Advice on Cheese Course to end a meal

I recently got this inquiry from a fellow chef, and thought I’d share it with you:

Hi Mark, I’m hoping to pick your brain for a minute. I have a dinner party for two. 6th anniversary. She wants to do a cheese coarse at the end of the meal instead of a dessert. Do have any suggestions on three or four cheese that would go with a nice port wine? They seem to have a very educated palate.

This meal I’m doing is also going to be paired with wines. I think that with the port and cheese there will be three or four other courses. Starting with caviar, Then maybe scallops, a spinach salad with pine nut, dried cranberries and balsamic viniagrette, A duck course. I’m going to push for the green pepper and morel sauce from The Gilded Fork, sounds great, with Wild Rice pilaf and Proscuitto wrapped asparagus. Cheese is dessert.

I can get to a whole foods or a international farmers market that carries a large selection of cheese. Any help would be great. I came to you since visiting the Gilded fork web site, and I was very impressed with the sound of the various menus. Thanks for any help.

This was my reply:

Hi Chef, without knowing the specific Port they are drinking (whether it’s a Vintage or Ruby), in general you need to pick strong cheeses to pair with it, since it’s a fortified wine.

The “Stinky” cheeses tend to do well with port. I would definitely choose a Stilton, especially if you can get your hands on a real Stilton (and preferably unpasteurized, unless she’s pregnant).

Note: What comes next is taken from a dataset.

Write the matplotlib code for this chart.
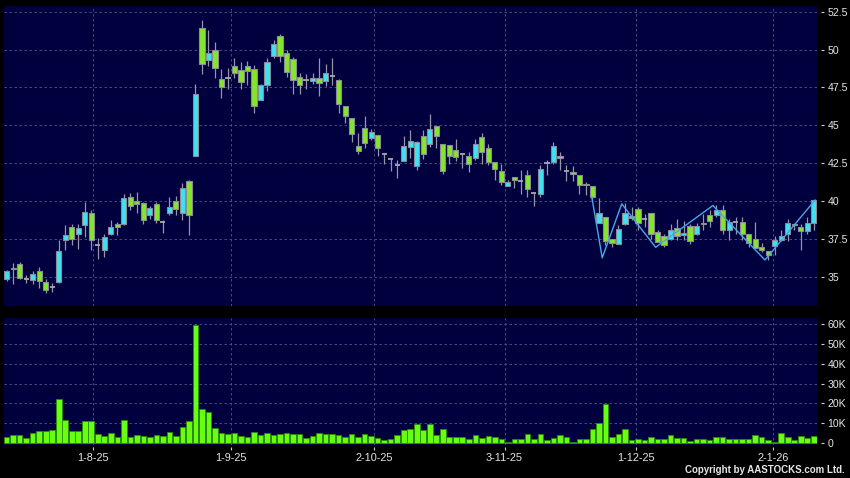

I generally like to have a variety of cheeses that will progress, so I would choose a Manchego and also serve some membrillo with it (quince paste or the firmer block of membrillo). I would also choose a La Fourme d’Ambert, which is a bit tangy, as well as a soft full flavored goat cheese.

If you want to give them something unusual, try an Irish Porter Cheese. It’s cheddared using Guiness or other stout beers. I’ve never had it with port, but it may make for an interesting pairing. If they really want a great cheese course experience, they will do a tasting of several wines with the cheeses, ones that pair specifically to each cheese. But since it’s just two people, that’s unlikely. I would just have them start with the lighter cheeses, and to hold off on the port until they get to a cheese that will stand up to it, or else it will completely overpower the milder cheeses.

Good luck with this. I’m doing a similar cheese course for an upcoming birthday dinner, although it’s at the end of a multi-course tasting menu, and he’s pairing a wine with each course. Let me know how it goes.